The most helpful skills at the start of this internship were reading and thinking deeply about a source. I was tasked to create a project out of a one-hundred-page feasibility study that contained mostly statistics and survey data. This is where it helped to be able to make connections and read between the lines. The biggest takeaway from the study was that there are key community spaces in Livingston County that could be researched in depth to help determine the counties existing resources. My first creation was thus an Excel document with worksheets ready to record information on schools, libraries, workout centers, and parks.

In history classes, we are trained to mostly search through databases and scholarly sources, but remain open to other sources of information. For this more current project, unconventional sources like Facebook became my best friend. I found that this along with Google or Bing maps were the most accurate way to determine if a sports team or workout center was still active, for example. As I found community spaces, I also recorded various bits of information such as if there was a pool in school buildings, the hours of operation for workout centers, and the type of programming at libraries. In addition to collecting all of this attribute information, it was important to me that the community spaces be displayed visually. Below is an example, showing the distance from any one of the eight libraries in Livingston County.

Map of distances to libraries in Livingston County (2018).

Furthermore, researching parks led me to use a totally new method that involved both online sources and GIS skills. Though it was relatively easy to locate all of the county’s parks, I was interested in finding out what kind of resources were within the parks such as baseball fields, basketball courts, and sitting areas. To collect this information, I used satellite images that were in the county database to examine each park. However, these images were several years old and did not offer a close-up or street view which was often needed to determine if there were picnic tables or swing-sets. This is where I used Google Maps satellite imagery from 2018 and any street views to determine exactly what spaces each park contained. Though time-consuming, this was rewarding work that later allowed me to create an updated parks and recreation map for the planning department which can be found below.

Recreation in Livingston County (2018).

When the community center project was finished, I was then given a variety of mapping and file management tasks. This strictly mapping portion was refreshing because I was able to create documents that supported other departments in the government center. Another task I had at this point was to update PDF maps because there have been new roads built since the maps were initially made. Updating these maps required overwriting files with a new version that had the current road networks.

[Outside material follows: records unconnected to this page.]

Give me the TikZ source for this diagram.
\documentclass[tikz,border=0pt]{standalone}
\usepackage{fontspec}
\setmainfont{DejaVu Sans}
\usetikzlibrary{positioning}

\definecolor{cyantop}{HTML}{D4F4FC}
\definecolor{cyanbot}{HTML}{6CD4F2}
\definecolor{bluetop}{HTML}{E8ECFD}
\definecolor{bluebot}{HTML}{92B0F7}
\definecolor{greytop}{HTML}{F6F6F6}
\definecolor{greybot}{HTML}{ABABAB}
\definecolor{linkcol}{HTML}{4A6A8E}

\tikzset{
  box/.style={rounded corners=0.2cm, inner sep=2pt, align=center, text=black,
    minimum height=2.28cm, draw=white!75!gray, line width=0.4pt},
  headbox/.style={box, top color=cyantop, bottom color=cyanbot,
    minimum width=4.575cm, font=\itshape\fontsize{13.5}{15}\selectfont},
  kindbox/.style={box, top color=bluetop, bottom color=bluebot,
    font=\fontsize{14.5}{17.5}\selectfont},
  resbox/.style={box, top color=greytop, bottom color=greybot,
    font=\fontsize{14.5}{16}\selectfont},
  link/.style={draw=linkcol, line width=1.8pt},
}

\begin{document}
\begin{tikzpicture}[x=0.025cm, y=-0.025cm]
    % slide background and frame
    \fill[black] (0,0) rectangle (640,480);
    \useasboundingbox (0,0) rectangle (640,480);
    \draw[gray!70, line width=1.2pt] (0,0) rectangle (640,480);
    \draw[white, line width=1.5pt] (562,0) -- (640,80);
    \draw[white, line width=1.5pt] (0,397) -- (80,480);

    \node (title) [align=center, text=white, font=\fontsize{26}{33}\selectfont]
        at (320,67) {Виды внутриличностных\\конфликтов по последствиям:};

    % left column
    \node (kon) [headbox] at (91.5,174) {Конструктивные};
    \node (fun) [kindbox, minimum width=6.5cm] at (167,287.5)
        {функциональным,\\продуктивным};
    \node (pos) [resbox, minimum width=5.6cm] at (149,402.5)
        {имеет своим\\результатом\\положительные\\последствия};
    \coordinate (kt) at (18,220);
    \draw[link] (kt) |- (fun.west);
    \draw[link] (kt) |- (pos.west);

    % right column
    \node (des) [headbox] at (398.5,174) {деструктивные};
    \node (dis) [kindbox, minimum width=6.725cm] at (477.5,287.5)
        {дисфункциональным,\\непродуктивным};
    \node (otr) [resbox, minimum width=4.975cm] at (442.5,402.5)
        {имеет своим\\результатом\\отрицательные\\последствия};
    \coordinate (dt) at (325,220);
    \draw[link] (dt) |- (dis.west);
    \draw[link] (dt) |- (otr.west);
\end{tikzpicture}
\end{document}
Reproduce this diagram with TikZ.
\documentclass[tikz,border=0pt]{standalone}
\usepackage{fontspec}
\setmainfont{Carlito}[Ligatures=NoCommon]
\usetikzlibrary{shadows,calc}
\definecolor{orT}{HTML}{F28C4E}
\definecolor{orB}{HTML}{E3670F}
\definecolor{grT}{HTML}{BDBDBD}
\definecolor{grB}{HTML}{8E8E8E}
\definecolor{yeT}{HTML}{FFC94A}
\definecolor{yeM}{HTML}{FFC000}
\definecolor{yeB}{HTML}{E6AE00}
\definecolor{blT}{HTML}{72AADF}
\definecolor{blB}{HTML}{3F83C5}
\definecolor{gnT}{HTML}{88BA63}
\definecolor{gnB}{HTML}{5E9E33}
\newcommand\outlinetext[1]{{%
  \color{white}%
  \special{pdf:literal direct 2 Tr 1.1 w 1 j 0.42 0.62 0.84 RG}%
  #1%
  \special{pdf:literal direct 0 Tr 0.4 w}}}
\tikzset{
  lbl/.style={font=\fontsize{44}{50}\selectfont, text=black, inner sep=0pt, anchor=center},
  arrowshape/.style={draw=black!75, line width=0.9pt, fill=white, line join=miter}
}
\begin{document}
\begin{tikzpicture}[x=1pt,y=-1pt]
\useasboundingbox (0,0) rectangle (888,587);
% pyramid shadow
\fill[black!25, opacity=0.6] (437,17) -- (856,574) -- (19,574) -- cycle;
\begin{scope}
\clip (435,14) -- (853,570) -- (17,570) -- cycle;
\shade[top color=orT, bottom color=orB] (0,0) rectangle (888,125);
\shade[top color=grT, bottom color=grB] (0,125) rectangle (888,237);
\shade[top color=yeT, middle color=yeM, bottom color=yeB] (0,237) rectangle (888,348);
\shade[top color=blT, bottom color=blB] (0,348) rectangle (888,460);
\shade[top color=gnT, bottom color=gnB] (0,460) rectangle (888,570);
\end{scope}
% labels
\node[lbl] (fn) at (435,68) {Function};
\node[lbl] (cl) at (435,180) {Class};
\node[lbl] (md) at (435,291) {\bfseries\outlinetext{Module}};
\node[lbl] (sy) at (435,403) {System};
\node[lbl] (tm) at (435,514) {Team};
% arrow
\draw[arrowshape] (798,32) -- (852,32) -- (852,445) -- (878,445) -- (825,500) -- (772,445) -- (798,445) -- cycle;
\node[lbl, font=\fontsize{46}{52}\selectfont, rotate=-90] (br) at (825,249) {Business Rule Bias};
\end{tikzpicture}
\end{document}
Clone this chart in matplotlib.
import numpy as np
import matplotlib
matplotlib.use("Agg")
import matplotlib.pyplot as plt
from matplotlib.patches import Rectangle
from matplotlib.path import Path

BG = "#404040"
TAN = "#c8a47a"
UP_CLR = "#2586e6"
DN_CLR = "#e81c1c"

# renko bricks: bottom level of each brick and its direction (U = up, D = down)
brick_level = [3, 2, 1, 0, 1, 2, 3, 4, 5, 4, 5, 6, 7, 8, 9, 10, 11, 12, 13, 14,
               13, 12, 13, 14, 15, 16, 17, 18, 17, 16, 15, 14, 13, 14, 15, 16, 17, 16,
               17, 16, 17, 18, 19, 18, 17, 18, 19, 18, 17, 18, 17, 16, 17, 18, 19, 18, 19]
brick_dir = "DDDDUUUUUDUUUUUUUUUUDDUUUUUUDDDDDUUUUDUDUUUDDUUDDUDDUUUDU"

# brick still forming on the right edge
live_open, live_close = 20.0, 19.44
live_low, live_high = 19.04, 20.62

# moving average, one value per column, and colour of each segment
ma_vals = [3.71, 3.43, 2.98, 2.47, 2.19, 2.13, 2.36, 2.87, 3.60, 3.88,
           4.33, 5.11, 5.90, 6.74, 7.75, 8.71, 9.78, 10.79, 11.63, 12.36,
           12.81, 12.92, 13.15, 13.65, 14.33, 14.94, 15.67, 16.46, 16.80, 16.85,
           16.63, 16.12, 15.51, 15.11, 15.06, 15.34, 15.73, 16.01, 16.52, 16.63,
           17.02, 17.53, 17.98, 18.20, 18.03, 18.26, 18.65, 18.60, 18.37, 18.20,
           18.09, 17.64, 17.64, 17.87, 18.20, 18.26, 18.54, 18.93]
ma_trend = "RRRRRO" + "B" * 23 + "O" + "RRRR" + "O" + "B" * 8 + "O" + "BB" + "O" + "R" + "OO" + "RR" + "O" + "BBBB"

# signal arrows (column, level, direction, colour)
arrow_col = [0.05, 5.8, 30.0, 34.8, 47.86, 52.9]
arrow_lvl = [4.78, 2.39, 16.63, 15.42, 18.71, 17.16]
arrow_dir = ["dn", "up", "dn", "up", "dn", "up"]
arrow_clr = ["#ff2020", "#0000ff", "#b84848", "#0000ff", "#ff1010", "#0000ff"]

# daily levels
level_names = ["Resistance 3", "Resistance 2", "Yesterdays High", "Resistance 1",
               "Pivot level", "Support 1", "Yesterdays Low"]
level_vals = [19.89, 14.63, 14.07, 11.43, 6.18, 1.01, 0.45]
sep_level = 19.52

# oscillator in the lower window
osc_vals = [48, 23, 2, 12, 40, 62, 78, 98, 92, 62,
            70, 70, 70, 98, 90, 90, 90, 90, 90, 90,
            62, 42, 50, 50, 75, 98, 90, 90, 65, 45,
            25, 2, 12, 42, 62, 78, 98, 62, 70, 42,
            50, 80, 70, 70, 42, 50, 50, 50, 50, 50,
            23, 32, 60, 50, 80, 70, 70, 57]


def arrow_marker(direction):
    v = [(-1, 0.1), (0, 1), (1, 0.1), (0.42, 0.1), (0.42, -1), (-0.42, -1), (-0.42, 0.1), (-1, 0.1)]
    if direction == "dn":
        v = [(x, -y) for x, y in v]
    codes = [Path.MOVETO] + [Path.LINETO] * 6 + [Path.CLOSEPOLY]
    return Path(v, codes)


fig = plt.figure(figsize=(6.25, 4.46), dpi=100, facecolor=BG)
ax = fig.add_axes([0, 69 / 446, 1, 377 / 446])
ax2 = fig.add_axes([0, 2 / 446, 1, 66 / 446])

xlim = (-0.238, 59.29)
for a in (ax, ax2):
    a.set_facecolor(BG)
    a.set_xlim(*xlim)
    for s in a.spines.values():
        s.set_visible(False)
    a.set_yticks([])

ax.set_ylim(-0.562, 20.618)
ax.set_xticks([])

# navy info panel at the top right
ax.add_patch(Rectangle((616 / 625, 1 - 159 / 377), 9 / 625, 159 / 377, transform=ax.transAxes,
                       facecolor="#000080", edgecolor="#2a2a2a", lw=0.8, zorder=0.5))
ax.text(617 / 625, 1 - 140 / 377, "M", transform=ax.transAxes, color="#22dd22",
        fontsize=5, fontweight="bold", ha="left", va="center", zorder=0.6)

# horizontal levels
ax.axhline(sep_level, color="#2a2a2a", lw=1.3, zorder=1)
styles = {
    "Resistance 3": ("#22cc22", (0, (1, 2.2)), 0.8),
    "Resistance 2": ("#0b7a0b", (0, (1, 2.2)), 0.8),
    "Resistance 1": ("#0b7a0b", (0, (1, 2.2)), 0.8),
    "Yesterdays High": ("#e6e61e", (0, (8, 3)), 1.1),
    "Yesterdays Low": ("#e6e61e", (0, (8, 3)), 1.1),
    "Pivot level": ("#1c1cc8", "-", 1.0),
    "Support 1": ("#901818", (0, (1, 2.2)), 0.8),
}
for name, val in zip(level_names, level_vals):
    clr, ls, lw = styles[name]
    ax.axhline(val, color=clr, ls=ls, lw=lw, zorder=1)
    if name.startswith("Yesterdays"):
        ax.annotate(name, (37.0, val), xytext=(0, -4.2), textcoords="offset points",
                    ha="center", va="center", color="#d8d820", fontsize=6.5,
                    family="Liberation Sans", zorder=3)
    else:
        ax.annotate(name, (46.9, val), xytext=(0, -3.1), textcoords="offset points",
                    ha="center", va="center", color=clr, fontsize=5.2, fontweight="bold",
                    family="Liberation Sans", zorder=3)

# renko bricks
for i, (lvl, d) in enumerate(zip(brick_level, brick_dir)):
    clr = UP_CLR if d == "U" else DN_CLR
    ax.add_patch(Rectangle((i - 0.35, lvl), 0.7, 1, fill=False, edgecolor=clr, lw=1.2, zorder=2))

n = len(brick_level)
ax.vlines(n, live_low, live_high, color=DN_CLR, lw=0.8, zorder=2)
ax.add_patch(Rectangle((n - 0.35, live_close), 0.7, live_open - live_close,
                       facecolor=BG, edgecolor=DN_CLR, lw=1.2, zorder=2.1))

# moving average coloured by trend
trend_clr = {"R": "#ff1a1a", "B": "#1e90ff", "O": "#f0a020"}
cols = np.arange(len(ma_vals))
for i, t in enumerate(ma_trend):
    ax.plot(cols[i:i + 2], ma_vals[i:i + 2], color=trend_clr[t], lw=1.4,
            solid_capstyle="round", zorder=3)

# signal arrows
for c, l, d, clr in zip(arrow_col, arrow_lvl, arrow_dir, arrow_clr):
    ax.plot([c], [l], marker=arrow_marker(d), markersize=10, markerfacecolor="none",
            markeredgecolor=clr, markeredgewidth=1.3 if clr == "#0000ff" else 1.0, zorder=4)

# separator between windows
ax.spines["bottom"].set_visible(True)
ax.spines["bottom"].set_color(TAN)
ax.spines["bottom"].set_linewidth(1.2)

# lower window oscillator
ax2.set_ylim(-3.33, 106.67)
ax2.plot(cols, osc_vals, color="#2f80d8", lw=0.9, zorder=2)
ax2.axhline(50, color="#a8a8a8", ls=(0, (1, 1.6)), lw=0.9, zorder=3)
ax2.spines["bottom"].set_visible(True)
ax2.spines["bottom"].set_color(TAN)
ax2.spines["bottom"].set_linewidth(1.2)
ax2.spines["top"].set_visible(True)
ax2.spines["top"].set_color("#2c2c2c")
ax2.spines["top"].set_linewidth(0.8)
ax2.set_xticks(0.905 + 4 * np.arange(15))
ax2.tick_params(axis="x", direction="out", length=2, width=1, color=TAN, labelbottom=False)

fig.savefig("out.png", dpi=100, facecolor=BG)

As a student of history, this was not my favorite method because it changed the original version of the map, often made between four to eight years ago. Though the only change made to the files was often an almost indistinguishable new road path or name, I still would have preferred saving a new copy to overwriting the old one. However, due to storage space and redundancy, this does not make sense due to the amount of copies that would eventually end up needing to be saved. As most mapping occurs digitally now and some map files may never leave the computer, it will be important to keep these issues in mind and document as much of the process as possible. I chose to do this by creating a spreadsheet that went along with my work indicating the name of the overwritten file, the road change that occurred, and the date that I saved the updated version. I hope that by doing so, I was able to preserve a bit of the history of each file.

Overall, I had a great experience in this internship and it allowed me to blend together my skills as a history and geography major and see how they work in a setting outside of the classroom.